I wanted the Chief to come back, and a mysterious crime to involve him and his family, because I always feel like that’s a good device. This time it’s personal, so I decided I’d bring back the castaways just because I loved them so much. The Castaways was a book where I realized that creating a Nantucket world was working. That’s the first book where the Chief appears and really, I love that novel. Blonde Sharon has been in my last few books, so I brought her back. And Fast Eddie. I wanted to write a novel about a couple who move to Nantucket and then start to take over Nantucket society and how the established people in that society feel about it.

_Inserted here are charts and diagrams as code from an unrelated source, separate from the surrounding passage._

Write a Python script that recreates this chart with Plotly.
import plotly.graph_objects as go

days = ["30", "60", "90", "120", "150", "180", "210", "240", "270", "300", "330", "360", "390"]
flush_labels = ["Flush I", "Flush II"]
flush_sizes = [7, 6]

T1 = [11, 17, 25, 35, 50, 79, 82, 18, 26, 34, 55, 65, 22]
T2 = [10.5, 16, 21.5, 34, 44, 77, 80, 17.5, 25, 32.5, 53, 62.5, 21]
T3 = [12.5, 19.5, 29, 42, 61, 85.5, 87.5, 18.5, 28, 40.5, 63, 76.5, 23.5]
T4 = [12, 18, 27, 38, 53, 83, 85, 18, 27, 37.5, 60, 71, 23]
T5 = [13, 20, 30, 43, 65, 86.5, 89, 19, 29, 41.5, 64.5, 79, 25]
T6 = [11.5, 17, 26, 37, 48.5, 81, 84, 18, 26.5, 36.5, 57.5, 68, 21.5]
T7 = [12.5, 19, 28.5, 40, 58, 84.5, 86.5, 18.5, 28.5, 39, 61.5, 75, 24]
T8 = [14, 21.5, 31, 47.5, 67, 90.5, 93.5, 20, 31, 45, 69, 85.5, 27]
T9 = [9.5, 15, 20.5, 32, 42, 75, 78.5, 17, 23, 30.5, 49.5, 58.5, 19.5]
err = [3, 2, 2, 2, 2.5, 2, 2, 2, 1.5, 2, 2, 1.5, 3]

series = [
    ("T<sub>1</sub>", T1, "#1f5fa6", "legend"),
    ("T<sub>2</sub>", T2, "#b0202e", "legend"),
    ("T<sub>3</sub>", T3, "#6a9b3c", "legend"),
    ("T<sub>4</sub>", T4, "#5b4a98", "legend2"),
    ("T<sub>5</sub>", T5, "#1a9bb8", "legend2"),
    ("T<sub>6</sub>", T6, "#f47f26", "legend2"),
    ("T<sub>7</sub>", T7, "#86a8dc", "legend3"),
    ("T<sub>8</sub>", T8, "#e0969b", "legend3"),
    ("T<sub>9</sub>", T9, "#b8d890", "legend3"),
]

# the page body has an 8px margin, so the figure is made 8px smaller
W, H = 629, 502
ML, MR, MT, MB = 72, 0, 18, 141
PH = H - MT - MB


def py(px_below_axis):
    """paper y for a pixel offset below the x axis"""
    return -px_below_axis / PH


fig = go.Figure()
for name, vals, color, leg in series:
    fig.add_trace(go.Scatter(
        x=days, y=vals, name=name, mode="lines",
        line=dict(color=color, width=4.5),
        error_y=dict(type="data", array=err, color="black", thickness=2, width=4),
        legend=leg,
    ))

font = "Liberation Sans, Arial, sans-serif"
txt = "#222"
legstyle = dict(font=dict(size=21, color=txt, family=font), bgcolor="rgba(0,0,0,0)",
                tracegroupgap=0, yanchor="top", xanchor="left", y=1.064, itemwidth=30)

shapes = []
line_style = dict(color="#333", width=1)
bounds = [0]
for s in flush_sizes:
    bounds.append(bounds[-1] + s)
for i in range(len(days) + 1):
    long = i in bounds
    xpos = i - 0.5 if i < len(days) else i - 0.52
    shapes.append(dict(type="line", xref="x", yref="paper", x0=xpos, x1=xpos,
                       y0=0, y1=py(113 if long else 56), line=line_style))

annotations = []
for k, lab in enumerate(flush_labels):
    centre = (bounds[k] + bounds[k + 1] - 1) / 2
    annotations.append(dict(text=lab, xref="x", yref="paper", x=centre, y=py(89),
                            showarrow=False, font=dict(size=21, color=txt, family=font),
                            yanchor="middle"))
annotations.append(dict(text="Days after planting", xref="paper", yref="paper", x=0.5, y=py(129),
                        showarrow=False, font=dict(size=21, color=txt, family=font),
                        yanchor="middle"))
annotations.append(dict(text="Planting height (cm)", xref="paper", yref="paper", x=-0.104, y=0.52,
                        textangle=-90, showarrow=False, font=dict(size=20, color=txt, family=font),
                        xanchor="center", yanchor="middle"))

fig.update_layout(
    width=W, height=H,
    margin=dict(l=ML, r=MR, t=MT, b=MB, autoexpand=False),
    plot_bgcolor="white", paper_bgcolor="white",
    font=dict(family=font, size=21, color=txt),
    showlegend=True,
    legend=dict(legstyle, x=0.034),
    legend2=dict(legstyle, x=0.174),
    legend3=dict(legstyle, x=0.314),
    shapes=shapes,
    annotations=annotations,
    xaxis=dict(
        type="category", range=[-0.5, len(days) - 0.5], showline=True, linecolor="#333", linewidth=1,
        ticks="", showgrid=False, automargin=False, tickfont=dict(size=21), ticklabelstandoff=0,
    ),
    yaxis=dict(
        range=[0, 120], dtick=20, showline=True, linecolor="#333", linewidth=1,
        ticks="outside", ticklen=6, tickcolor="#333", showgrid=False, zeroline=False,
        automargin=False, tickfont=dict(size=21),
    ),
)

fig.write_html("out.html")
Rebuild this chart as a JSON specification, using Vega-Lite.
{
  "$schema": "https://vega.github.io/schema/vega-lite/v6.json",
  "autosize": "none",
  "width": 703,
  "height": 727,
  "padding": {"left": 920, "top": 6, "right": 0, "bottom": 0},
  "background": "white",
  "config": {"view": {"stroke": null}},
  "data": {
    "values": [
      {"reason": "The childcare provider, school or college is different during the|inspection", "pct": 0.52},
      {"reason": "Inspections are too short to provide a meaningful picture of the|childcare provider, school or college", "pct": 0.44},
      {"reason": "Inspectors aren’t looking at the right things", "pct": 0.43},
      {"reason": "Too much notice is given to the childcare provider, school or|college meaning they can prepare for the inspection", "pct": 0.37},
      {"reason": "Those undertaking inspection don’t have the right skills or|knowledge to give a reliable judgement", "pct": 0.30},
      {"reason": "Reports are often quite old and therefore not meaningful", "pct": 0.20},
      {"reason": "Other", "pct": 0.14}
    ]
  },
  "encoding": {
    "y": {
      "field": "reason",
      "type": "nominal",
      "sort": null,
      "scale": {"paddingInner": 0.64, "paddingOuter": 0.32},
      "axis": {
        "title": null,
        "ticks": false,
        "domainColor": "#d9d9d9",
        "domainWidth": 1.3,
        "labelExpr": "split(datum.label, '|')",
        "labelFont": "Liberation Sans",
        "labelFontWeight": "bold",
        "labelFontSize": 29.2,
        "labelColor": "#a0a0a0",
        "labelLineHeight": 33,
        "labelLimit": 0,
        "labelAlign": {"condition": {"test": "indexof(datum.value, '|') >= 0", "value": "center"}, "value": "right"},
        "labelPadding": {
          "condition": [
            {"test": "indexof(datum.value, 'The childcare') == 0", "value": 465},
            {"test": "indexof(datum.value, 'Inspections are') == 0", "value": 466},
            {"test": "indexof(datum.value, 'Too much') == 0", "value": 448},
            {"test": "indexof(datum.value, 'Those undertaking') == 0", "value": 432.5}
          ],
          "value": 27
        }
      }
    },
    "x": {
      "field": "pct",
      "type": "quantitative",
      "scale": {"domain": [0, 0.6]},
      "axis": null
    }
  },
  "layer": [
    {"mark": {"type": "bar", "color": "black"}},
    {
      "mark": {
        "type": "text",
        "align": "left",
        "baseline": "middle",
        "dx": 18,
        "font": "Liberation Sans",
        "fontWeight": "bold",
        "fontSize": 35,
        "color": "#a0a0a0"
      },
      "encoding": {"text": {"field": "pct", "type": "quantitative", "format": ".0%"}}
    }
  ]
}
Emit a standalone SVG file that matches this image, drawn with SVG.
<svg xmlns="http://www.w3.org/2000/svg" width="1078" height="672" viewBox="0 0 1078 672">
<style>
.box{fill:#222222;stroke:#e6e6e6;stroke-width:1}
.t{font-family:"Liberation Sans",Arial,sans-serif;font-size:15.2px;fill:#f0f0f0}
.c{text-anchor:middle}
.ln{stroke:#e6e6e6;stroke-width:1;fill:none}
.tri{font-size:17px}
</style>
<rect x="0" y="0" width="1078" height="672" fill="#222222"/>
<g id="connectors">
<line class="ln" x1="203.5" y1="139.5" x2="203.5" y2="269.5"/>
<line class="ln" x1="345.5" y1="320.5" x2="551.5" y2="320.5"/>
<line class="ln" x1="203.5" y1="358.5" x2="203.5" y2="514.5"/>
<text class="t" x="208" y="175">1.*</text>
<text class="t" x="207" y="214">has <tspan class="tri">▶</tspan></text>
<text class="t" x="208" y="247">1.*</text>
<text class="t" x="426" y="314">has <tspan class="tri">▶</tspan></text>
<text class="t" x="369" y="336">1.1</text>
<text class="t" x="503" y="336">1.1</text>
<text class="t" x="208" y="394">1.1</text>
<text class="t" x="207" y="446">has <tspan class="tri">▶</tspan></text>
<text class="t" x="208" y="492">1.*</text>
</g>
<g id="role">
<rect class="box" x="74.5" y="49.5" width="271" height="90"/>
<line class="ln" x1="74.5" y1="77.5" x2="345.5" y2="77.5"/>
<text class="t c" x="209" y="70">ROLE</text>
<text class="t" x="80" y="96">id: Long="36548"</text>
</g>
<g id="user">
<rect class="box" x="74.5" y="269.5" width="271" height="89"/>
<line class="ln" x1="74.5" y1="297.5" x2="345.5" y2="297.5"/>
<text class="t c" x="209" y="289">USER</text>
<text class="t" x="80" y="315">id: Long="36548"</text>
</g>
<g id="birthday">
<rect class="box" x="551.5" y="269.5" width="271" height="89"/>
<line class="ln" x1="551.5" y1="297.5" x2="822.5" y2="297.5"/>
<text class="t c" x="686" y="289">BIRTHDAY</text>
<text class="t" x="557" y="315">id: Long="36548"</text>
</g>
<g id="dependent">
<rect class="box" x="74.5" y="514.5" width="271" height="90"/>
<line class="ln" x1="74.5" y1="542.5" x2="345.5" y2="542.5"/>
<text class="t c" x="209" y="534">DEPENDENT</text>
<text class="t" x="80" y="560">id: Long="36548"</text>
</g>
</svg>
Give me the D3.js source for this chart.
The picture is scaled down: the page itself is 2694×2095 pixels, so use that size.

I thought the best way to do that is to use people that I’ve already created.

Are your characters inspired by people you see living on Nantucket?

I love Nantucket so much. It’s the love of my life. I go to the specialty grocery store once a week to get one or two things. Today I saw a woman in front of me who had full on done her grocery shopping there, which, I could see over her shoulder, was like $875. For, I don’t know, two or three bags of groceries. I’m like, Holy shit, that is the kind of person that lives in my novels. Not a main character, but the quintessential sort of summer person who comes and literally does not care how much anything costs because they have unlimited sums of money. I was laughing, like, Okay, so that’s a character straight out of my book.